Deciding to sell your home and move into a new place of residence requires careful financial consideration. You’ll need to determine at what price to sell your house, where you should move, and more. Being well prepared gives you assurance that you’re making the smartest decisions for your personal financial situation and future financial goals.
Getting Top Dollar for Your Home
When you’re ready to sell your home, you want to make sure you get top dollar. While setting the asking price for what your home is worth may seem like the obvious thing to do, realtors often suggest shaving 15 to 20 percent off what your house is worth. Doing this will ensure you receive multiple bids, even in the worst markets, which will drive the final selling price over what it’s worth. It seems risky, but HGTV claims, “…it’s the single best strategy to sell a home in today’s market.”
When staging your home, leave your closets, cabinets, and pantry half empty to give the appearance of more storage space. Having ample lighting will also attract buyers. Leave curtains and blinds open, clean the windows, and increase the wattage of your light bulbs. Quick fixes are sure to help your home sale. Apply a fresh coat of paint, replace door handles and cabinetry hardware, and make sure your front door makes a statement.
Lastly, remove the personal touches. The less they see of you, the more they can see themselves living in the house. A good rule of thumb is to move a third of your stuff into storage. This includes family photos, trinkets, memorabilia, and other personal keepsakes. Since you’ll need to place all of your stuff into moving boxes when you make the move anyway, think of it as getting a head start.
Selling a home can result in paying capital gains taxes if you make a profit, and the sale proceeds aren’t used to buy another home. However, it’s possible to exclude all or part of the gain. For example, if the home was your primary place of residence, and you lived in the home for at least two of the five years prior to the date of sale, you can exclude up to $250,000 if you’re single or up to $500,000 if you’re married filing joint and both qualify.

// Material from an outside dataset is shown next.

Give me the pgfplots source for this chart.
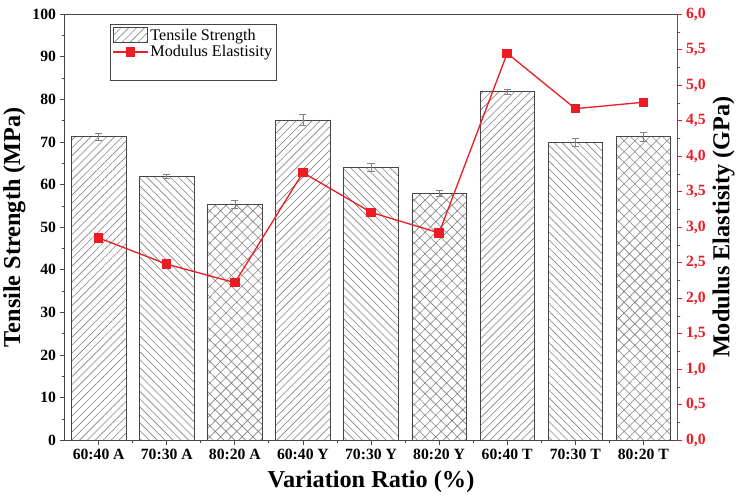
\documentclass[border=0pt]{standalone}
\usepackage{fontspec}
\setmainfont{Liberation Serif}
\usepackage{pgfplots}
\usepackage{pgfplotstable}
\pgfplotsset{compat=1.18}
\usetikzlibrary{patterns.meta}

\definecolor{modred}{RGB}{236,28,36}
\definecolor{hatchgray}{RGB}{130,130,130}
\definecolor{framegray}{RGB}{70,70,70}

% tensile strength (MPa) with standard deviation, one table per ratio
\pgfplotstableread{
x y e
0 71.3 0.8
3 75.2 1.2
6 81.8 0.6
}\ratioA
\pgfplotstableread{
x y e
1 62.0 0.5
4 64.1 1.0
7 70.0 0.9
}\ratioB
\pgfplotstableread{
x y e
2 55.4 1.0
5 57.9 0.7
8 71.3 1.1
}\ratioC
% modulus of elasticity (GPa)
\pgfplotstableread{
x y
0 2.85
1 2.48
2 2.22
3 3.77
4 3.21
5 2.92
6 5.45
7 4.67
8 4.76
}\modulus

\pgfplotsset{
  barstyle/.style={ybar, bar width=0.8, bar shift=0pt, draw=framegray, line width=0.7pt,
    error bars/y dir=both, error bars/y explicit,
    error bars/error bar style={hatchgray, line width=0.6pt},
    error bars/error mark options={rotate=90, mark size=3.5bp, hatchgray, line width=0.6pt}},
  patchlegend/.style={legend image code/.code={%
    \draw[##1] (0bp,-7bp) rectangle (34bp,8bp);}},
  linelegend/.style={legend image code/.code={%
    \draw[mark repeat=2, mark phase=2, ##1] plot coordinates {(0bp,0bp) (17bp,0bp) (34bp,0bp)};}},
}

\begin{document}
\begin{tikzpicture}
\begin{axis}[
  scale only axis, width=604bp, height=420bp,
  xmin=-0.5, xmax=8.5, ymin=0, ymax=100,
  xtick={0,...,8},
  xticklabels={60:40 A,70:30 A,80:20 A,60:40 Y,70:30 Y,80:20 Y,60:40 T,70:30 T,80:20 T},
  minor xtick={0.5,1.5,...,7.5},
  ytick={0,10,...,100}, minor ytick={5,15,...,95},
  xtick pos=bottom, ytick pos=left, tick align=outside,
  major tick length=5bp, minor tick length=3bp,
  axis line style={framegray, line width=0.8pt},
  tick style={framegray, line width=0.8pt},
  /pgf/number format/assume math mode=true,
  tick label style={font=\fontsize{15.5}{17}\selectfont\bfseries},
  label style={font=\fontsize{24}{27}\selectfont\bfseries},
  xlabel={Variation Ratio (\%)},
  ylabel={Tensile Strength (MPa)},
  xlabel style={yshift=-4bp},
  legend style={at={(0.0745,0.976)}, anchor=north west, draw=framegray, line width=0.6pt,
    font=\fontsize{16}{18}\selectfont, row sep=0bp, inner sep=2bp,
    cells={anchor=west}},
  legend cell align=left,
]
\addplot[barstyle, patchlegend, pattern={Lines[angle=45, distance=5.5bp, line width=0.6pt]}, pattern color=hatchgray]
  table[x=x, y=y, y error=e] {\ratioA};
\addlegendentry{Tensile Strength}
\addplot[barstyle, forget plot, pattern={Lines[angle=-45, distance=5.5bp, line width=0.6pt]}, pattern color=hatchgray]
  table[x=x, y=y, y error=e] {\ratioB};
\addplot[barstyle, forget plot, pattern={Hatch[angle=45, distance=7.5bp, line width=0.6pt]}, pattern color=hatchgray]
  table[x=x, y=y, y error=e] {\ratioC};
\addlegendimage{modred, line width=1.3pt, mark=square*, mark size=4bp, linelegend}
\addlegendentry{Modulus Elastisity}
\addlegendimage{empty legend}
\addlegendentry{\strut}
\end{axis}

\begin{axis}[
  scale only axis, width=604bp, height=420bp,
  xmin=-0.5, xmax=8.5, ymin=0, ymax=6,
  axis x line=none, axis y line*=right,
  ytick={0,0.5,...,6}, minor ytick={0.25,0.75,...,5.75},
  tick align=outside, major tick length=5bp, minor tick length=3bp,
  y axis line style={modred, line width=0.8pt},
  ytick style={modred, line width=0.8pt},
  yticklabel style={modred, font=\fontsize{15.5}{17}\selectfont\bfseries,
    /pgf/number format/.cd, fixed, fixed zerofill, precision=1, use comma},
  /pgf/number format/assume math mode=true,
  ylabel={Modulus Elastisity (GPa)},
  ylabel style={font=\fontsize{24}{27}\selectfont\bfseries, black},
]
\addplot[modred, line width=1.3pt, mark=square*, mark size=4bp] table[x=x, y=y] {\modulus};
\end{axis}
% white margin above the frame
\path ([yshift=14bp]current axis.north);
\end{tikzpicture}
\end{document}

The excess amount beyond the exclusion will then be taxed at capital gains rates.
You may still be able to exclude some of the profits if you meet other conditions, such as a change of employment or moving for health reasons. To find out whether you qualify for one of the exceptions, view the “Excluding The Gain: Reduced Maximum Exclusion” section in IRS Pub 523. Before listing your home, contact a tax specialist or professional financial advisor to determine how the sale will affect your finances and to see if you qualify for any exceptions.

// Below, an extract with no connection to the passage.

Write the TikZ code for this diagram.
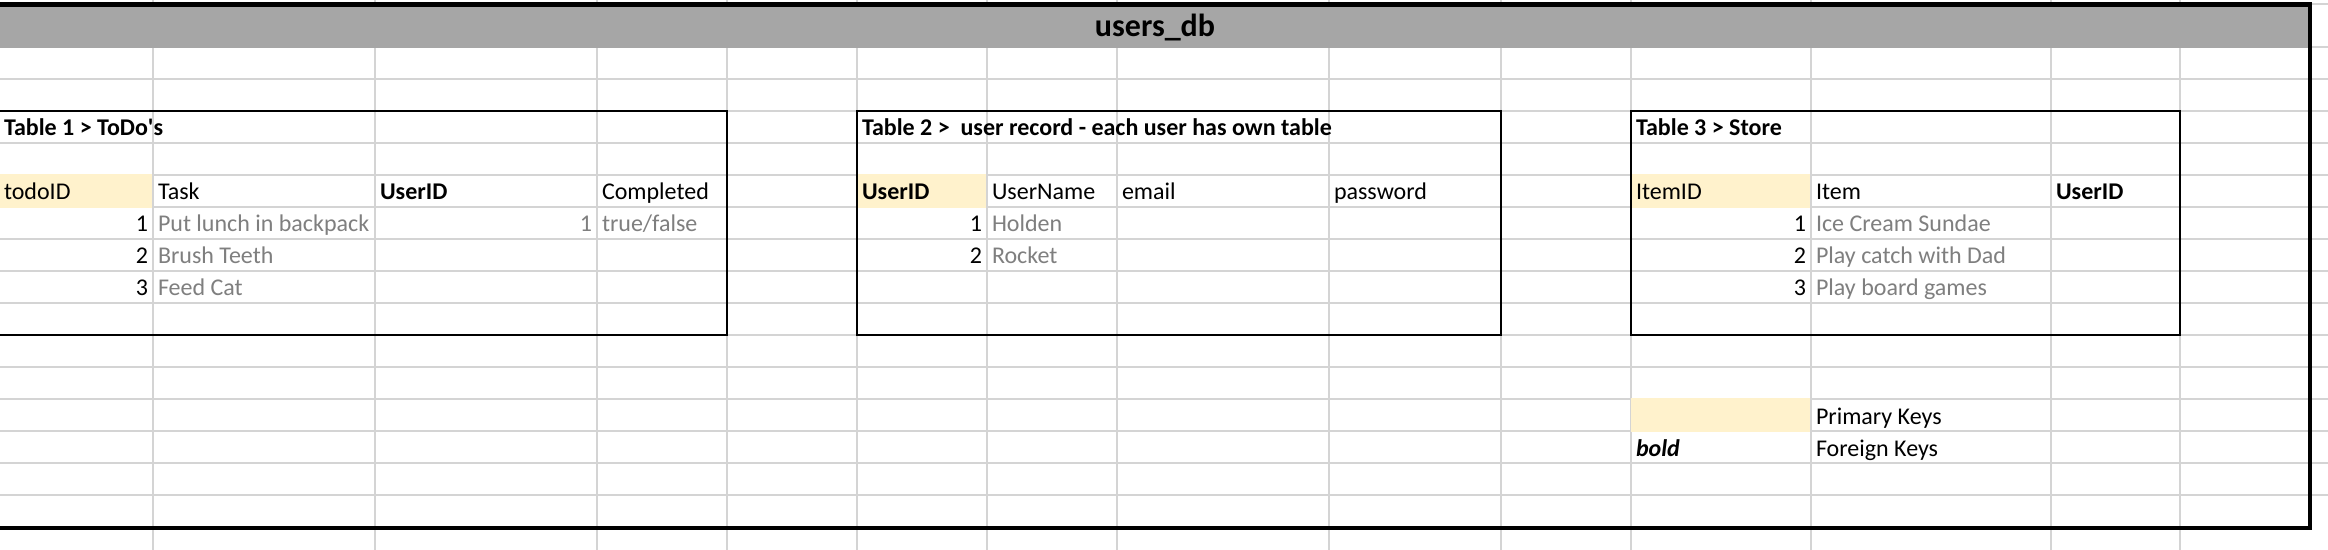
\documentclass[tikz,border=0pt]{standalone}
\usepackage{fontspec}
\setmainfont{Carlito}
\definecolor{gridc}{HTML}{D4D4D4}
\definecolor{bandc}{HTML}{A6A6A6}
\definecolor{keyc}{HTML}{FFF2CC}
\definecolor{valc}{HTML}{7F7F7F}
\begin{document}
\begin{tikzpicture}[x=0.5pt,y=-0.5pt,
  gridline/.style={draw=gridc,line width=0.75pt},
  cell/.style={inner sep=0pt,outer sep=0pt,font=\fontsize{12}{14}\selectfont,text=black},
  lt/.style={cell,anchor=base west},
  rt/.style={cell,anchor=base east},
  hd/.style={font=\fontsize{12}{14}\selectfont\bfseries},
  val/.style={text=valc},
  tbox/.style={draw=black,line width=1pt},
  outerframe/.style={draw=black,line width=2.25pt},
  keyfill/.style={fill=keyc},
]
\useasboundingbox (0,0) rectangle (2328,550);
\clip (0,0) rectangle (2328,550);
\fill[white] (0,0) rectangle (2328,550);
% spreadsheet grid
\foreach \y in {4,47,79,111,143,175,207,239,271,303,335,367,399,431,463,495}
  \draw[gridline] (0,\y) -- (2328,\y);
\foreach \x in {153,375,597,727,857,987,1117,1329,1501,1631,1811,2051,2180}
  \draw[gridline] (\x,0) -- (\x,550);
% title band
\fill[bandc] (-5,4) rectangle (2310,47.6);
% key cells
\fill[keyfill] (-5,174.3) rectangle (152.3,207.7);
\fill[keyfill] (857,174.3) rectangle (986.3,207.7);
\fill[keyfill] (1631,174.3) rectangle (1810.3,207.7);
\fill[keyfill] (1631,398.3) rectangle (1810.3,431.7);
% borders
\draw[tbox] (-5,111) -- (727,111) -- (727,335) -- (-5,335);
\draw[tbox] (857,111) rectangle (1501,335);
\draw[tbox] (1631,111) rectangle (2180,335);
\draw[outerframe] (-5,4.3) -- (2310,4.3) -- (2310,528) -- (-5,528);
% title
\node[cell,anchor=base,font=\fontsize{16}{19}\selectfont\bfseries] (title) at (1155,36.5) {users\_db};
% Table 1
\node[lt,hd] (t1) at (4,136) {Table 1 > ToDo\textquotesingle s};
\node[lt] (t1h1) at (4,200) {todoID};
\node[lt] (t1h2) at (158,200) {Task};
\node[lt,hd] (t1h3) at (380,200) {UserID};
\node[lt] (t1h4) at (602,200) {Completed};
\node[rt] (t1r1n) at (148,232) {1};
\node[lt,val] (t1r1t) at (158,232) {Put lunch in backpack};
\node[rt,val] (t1r1u) at (592,232) {1};
\node[lt,val] (t1r1c) at (602,232) {true/false};
\node[rt] (t1r2n) at (148,264) {2};
\node[lt,val] (t1r2t) at (158,264) {Brush Teeth};
\node[rt] (t1r3n) at (148,296) {3};
\node[lt,val] (t1r3t) at (158,296) {Feed Cat};
% Table 2
\node[lt,hd] (t2) at (862,136) {Table 2 >\ \ user record - each user has own table};
\node[lt,hd] (t2h1) at (862,200) {UserID};
\node[lt] (t2h2) at (992,200) {UserName};
\node[lt] (t2h3) at (1122,200) {email};
\node[lt] (t2h4) at (1334,200) {password};
\node[rt] (t2r1n) at (982,232) {1};
\node[lt,val] (t2r1t) at (992,232) {Holden};
\node[rt] (t2r2n) at (982,264) {2};
\node[lt,val] (t2r2t) at (992,264) {Rocket};
% Table 3
\node[lt,hd] (t3) at (1636,136) {Table 3 > Store};
\node[lt] (t3h1) at (1636,200) {ItemID};
\node[lt] (t3h2) at (1816,200) {Item};
\node[lt,hd] (t3h3) at (2056,200) {UserID};
\node[rt] (t3r1n) at (1806,232) {1};
\node[lt,val] (t3r1t) at (1816,232) {Ice Cream Sundae};
\node[rt] (t3r2n) at (1806,264) {2};
\node[lt,val] (t3r2t) at (1816,264) {Play catch with Dad};
\node[rt] (t3r3n) at (1806,296) {3};
\node[lt,val] (t3r3t) at (1816,296) {Play board games};
% legend
\node[lt] (lg1) at (1816,424) {Primary Keys};
\node[lt,font=\fontsize{12}{14}\selectfont\bfseries\itshape] (lg2b) at (1636,456) {bold};
\node[lt] (lg2) at (1816,456) {Foreign Keys};
\end{tikzpicture}
\end{document}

The cost of your home will vary widely based on where you choose to live and the size and type of your residence. In general, the difference between the types of housing will remain the same, so take Florida for an example. Obviously the rates vary by county, but on average a house in Florida costs $200,000, which puts the mortgage around $950. The pricing of the homes in retirement communities, also called 55-and-over communities, is generally comparable to standard houses in the area.
A two-bedroom apartment in Florida averages in at $1,587 per month. The average cost of an independent living facility in Florida is $2,545 per month. As you can see, these options are more expensive than purchasing a home, but they have their perks. Apartments and assisted living facilities come with little to no maintenance, plenty of amenities, and typically include utilities. Some independent and assisted living communities also include food and transportation in their cost, not to mention on-site medical assistance.
As you can see, the decision to sell your home and move into a new place of residence comes with a lot of important financial decisions. Working with a realtor and a financial advisor will help to ensure you make decisions that best fit your unique situation. While cost is definitely important, finding somewhere you can comfortably live and enjoy life is the ultimate goal.